First, Do No (More) Harm

With the Senate’s confirmation of Richard Cordray as director of the Consumer Financial Protection Bureau the agency’s authority to oversee lending practices, in limbo for the two years of its existence, has been affirmed.

The New York Times Room For Debate posted this question, "How can the freshly empowered agency have the strongest and most immediate impact?"

With the Senate’s confirmation of Richard Cordray as director of the Consumer Financial Protection Bureau the agency’s authority to oversee lending practices, in limbo for the two years of its existence, has been affirmed.

How can the freshly empowered agency have the strongest and most immediate impact?

Todd Zywicki provided the following response:

To fulfill its promise to promote consumer protection and fair competition, the Consumer Financial Protection Bureau must avoid two crucial errors.

First, the bureau should follow the Hippocratic oath and do no (more) harm. Since the financial crisis, Washington has unleashed a surge of misguided regulation unprecedented in recent economic history. The Credit Card Act of 2009 interfered with the ability of credit card issuers to price risk accurately, thereby depriving many low-income consumers of credit cards. Then the Durbin Amendment to Dodd-Frank imposed price controls on debit card interchange fees, leading to a dramatic increase in bank fees and a loss of free checking for millions of consumers. In addition, bank regulators imposed new limits on access to overdraft protection by consumers. According to the F.D.I.C., one million consumers — mainly low income — lost bank accounts between 2009 and 2011.

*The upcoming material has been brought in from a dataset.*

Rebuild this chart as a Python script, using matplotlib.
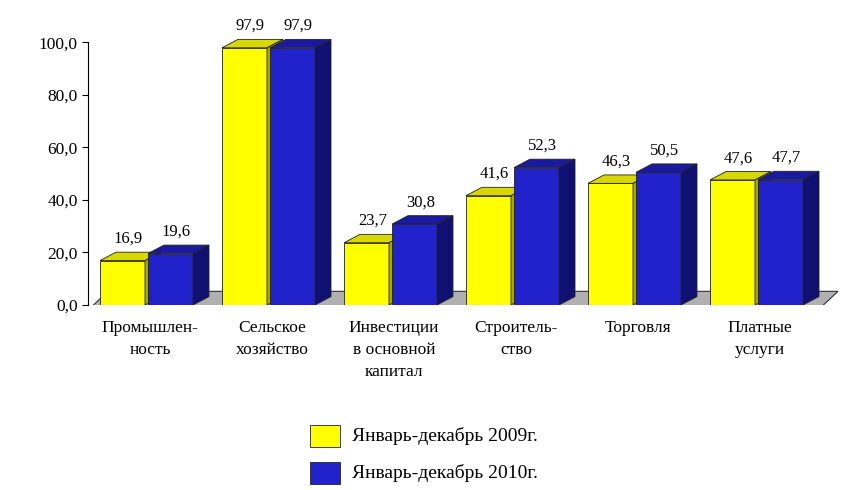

This regulatory onslaught has reduced access to credit cards and bank accounts for millions of consumers, mainly vulnerable low-income consumers already living on the financial fringe. Meanwhile products like payday lending and pawn shops have had double-digit growth. The Consumer Financial Protection Bureau’s first task should be to understand the negative unintended consequences created by earlier regulation and avoid imposing further regulation that would deprive vulnerable consumers of their remaining financial life rafts.

Second, if bureau does decide to impose new regulations, it should avoid new regulations that will provide a competitive advantage for one product over comparable products. For example, many consumers use both payday lending and bank overdraft protection as short-term credit products, and both products raise similar consumer protection concerns. In considering new regulation of these products, therefore, the bureau should avoid acting in a manner that harms consumers by pushing them to use one product rather than the other.